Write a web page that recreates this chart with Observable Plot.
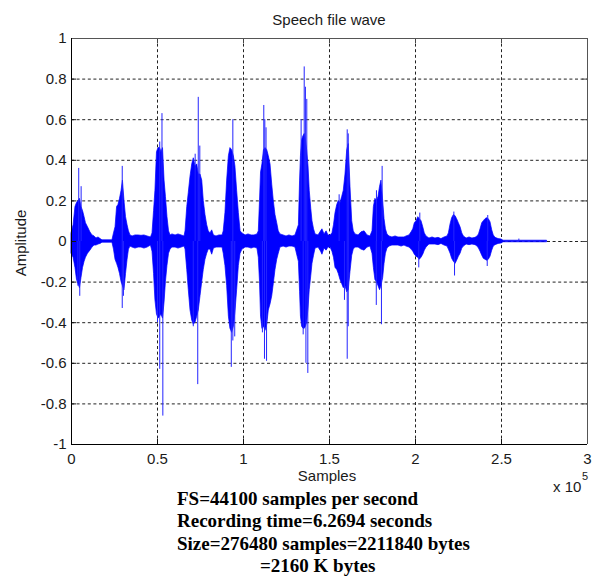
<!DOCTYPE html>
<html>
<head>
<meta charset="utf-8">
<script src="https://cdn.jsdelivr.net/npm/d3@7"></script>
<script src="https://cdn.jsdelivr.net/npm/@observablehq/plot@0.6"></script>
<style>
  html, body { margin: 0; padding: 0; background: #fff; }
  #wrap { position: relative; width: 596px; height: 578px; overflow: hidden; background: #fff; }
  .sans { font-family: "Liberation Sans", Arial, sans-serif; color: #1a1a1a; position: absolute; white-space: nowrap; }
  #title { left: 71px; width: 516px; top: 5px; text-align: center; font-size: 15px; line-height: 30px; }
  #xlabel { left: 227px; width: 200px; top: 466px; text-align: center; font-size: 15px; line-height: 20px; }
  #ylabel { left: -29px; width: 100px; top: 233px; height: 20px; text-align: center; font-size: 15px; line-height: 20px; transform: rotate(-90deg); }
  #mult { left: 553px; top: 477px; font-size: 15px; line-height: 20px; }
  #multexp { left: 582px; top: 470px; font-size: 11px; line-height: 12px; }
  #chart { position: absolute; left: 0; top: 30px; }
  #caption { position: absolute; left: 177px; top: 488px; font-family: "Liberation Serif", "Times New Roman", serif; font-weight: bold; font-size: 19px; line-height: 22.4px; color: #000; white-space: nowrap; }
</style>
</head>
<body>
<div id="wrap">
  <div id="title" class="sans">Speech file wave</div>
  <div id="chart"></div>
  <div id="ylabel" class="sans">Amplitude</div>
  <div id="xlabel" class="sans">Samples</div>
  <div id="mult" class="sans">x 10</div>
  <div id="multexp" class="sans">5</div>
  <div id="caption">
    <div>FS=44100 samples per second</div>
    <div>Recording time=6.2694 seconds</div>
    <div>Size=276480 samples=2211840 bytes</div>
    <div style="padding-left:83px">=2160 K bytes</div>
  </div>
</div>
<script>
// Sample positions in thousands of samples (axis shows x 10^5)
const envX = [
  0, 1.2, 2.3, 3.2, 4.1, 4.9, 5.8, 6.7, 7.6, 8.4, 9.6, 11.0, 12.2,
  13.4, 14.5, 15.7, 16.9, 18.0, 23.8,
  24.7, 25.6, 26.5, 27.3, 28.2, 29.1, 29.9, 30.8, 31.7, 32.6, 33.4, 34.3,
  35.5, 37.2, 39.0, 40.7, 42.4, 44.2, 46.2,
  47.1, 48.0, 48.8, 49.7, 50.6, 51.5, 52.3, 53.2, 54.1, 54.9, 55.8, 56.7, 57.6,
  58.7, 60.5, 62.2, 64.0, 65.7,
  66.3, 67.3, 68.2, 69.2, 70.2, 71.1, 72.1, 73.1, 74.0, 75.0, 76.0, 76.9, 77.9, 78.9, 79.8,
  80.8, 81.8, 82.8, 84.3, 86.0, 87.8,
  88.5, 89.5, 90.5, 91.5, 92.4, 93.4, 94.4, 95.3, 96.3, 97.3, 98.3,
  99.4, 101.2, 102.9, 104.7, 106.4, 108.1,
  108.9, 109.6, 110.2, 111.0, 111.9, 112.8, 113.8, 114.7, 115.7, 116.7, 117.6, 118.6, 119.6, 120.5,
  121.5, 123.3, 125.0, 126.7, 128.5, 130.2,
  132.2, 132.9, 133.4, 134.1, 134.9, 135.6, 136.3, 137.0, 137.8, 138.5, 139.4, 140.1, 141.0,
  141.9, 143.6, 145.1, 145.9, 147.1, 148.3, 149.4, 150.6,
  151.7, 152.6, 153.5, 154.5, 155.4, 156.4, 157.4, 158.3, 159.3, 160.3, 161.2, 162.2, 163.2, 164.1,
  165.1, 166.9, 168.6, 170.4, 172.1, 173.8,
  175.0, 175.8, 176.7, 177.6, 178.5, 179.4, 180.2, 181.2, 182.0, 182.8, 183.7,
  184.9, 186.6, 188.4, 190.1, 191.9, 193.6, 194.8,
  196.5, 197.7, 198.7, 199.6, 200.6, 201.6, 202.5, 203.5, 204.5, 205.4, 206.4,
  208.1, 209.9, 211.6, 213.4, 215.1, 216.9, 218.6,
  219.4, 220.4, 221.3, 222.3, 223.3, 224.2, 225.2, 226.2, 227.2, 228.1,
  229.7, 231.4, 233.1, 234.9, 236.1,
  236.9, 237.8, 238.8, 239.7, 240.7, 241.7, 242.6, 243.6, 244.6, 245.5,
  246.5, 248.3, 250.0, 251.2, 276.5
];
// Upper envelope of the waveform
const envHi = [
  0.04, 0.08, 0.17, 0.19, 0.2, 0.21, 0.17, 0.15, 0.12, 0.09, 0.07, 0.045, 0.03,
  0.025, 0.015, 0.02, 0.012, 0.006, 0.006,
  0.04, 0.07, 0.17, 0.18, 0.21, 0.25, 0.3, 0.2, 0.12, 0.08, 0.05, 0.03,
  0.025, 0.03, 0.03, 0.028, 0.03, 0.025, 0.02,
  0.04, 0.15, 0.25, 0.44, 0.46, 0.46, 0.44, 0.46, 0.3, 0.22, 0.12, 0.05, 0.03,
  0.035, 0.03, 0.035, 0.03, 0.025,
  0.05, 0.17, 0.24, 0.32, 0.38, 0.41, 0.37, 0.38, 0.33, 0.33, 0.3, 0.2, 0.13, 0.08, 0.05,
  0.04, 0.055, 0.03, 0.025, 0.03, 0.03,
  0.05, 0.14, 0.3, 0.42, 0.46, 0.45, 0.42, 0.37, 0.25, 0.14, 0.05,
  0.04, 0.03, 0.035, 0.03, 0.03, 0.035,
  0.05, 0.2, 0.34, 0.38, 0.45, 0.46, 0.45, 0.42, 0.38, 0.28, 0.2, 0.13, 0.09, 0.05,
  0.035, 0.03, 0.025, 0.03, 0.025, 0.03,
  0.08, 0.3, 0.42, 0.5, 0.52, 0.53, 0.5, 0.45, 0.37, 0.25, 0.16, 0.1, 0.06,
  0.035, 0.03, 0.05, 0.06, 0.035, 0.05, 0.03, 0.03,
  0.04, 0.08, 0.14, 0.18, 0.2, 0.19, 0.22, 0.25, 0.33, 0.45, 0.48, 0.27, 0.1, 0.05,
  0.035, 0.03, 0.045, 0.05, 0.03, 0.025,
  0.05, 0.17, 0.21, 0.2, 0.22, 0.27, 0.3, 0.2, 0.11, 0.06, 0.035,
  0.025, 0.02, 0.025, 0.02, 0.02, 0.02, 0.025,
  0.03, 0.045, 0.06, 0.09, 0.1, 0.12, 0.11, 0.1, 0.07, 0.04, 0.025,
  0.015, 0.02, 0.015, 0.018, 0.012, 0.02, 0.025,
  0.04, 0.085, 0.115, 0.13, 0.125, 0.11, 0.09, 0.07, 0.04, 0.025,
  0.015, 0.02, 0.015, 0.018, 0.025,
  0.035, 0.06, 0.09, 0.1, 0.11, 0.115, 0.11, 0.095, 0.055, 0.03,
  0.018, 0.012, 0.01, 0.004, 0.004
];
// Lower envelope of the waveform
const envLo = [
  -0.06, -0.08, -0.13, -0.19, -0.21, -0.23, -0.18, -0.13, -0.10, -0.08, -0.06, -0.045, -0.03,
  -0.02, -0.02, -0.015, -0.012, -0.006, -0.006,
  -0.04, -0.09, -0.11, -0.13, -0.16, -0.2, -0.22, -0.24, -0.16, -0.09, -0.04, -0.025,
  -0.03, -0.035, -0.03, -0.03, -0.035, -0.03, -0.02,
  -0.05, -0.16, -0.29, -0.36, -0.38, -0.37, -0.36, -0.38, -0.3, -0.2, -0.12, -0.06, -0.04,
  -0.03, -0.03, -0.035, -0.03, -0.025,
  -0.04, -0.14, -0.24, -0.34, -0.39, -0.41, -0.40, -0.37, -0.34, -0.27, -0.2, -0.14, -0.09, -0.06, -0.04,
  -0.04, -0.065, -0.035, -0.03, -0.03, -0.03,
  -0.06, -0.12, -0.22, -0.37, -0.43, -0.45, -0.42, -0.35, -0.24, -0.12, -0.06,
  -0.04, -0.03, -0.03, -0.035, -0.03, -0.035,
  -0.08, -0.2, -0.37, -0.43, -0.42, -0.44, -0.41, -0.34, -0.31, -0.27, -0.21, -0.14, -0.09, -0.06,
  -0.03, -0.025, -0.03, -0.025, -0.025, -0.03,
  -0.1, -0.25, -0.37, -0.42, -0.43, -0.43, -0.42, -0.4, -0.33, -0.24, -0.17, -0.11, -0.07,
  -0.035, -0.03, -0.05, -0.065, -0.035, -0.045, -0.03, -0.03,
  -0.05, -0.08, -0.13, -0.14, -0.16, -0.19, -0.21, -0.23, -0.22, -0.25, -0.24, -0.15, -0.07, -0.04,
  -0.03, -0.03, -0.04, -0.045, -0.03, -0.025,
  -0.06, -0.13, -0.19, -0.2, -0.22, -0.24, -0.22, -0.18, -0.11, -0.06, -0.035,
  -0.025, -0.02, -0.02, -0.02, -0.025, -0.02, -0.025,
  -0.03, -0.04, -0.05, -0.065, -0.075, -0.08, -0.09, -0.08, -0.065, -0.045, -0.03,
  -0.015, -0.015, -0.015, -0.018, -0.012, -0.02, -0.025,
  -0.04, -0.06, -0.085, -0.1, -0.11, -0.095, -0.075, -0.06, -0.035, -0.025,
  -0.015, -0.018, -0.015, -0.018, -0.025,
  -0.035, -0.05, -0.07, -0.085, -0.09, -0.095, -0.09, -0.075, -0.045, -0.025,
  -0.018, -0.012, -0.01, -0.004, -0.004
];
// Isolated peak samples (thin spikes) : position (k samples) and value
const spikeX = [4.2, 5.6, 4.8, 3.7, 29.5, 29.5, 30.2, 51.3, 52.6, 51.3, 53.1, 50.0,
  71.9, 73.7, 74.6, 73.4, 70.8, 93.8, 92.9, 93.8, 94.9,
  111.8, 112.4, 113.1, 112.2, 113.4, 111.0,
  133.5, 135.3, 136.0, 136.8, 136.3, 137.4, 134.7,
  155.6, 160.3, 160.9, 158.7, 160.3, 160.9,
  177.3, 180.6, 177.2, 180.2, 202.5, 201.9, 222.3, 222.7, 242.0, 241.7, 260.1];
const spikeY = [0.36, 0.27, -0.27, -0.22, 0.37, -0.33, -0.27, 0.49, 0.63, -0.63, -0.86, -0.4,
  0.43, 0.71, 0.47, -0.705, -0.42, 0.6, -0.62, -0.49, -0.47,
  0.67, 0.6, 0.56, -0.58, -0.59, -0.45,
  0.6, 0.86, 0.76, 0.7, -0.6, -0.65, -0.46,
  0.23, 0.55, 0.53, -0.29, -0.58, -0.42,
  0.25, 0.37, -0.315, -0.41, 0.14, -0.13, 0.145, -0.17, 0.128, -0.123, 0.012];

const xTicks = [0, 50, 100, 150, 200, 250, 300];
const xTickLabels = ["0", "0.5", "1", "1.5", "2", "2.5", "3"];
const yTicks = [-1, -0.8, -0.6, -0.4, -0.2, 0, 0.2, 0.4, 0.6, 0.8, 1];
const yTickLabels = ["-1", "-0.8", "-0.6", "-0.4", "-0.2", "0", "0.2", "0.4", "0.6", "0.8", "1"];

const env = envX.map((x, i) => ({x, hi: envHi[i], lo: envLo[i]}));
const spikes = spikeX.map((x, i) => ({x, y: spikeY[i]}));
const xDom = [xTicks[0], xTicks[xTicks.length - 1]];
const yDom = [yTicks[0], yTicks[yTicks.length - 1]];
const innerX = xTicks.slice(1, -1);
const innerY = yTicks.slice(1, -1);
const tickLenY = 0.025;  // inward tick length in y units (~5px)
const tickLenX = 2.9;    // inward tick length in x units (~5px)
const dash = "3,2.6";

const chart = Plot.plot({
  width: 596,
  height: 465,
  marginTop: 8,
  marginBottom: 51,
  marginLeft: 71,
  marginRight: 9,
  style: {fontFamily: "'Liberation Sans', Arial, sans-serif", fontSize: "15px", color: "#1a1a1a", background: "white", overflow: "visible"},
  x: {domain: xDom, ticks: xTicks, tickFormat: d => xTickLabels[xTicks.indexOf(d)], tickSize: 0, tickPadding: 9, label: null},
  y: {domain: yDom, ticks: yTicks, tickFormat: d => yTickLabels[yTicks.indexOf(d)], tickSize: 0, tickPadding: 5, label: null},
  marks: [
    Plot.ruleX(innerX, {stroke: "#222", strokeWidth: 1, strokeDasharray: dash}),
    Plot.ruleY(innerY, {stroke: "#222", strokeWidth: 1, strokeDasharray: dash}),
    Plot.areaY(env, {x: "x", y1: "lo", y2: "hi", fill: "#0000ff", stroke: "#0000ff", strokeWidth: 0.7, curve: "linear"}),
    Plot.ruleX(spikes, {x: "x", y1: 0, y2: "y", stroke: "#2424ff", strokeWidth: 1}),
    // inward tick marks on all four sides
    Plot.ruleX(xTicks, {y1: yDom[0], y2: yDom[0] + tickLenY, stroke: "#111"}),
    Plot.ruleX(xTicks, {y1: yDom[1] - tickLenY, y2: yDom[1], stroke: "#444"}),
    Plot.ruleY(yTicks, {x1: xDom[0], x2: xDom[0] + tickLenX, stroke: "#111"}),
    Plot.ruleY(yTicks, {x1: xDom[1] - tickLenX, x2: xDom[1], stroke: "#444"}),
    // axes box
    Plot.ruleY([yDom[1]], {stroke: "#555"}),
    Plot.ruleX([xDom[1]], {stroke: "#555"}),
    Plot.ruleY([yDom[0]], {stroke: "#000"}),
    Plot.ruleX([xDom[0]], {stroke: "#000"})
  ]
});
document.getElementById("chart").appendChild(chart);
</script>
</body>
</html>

**What you need to do:**
Gather each line of the listing containing the word "chart" and show it.

**Written answer:**
Write a web page that recreates this chart with Observable Plot.
  #chart { position: absolute; left: 0; top: 30px; }
  <div id="chart"></div>
const chart = Plot.plot({
document.getElementById("chart").appendChild(chart);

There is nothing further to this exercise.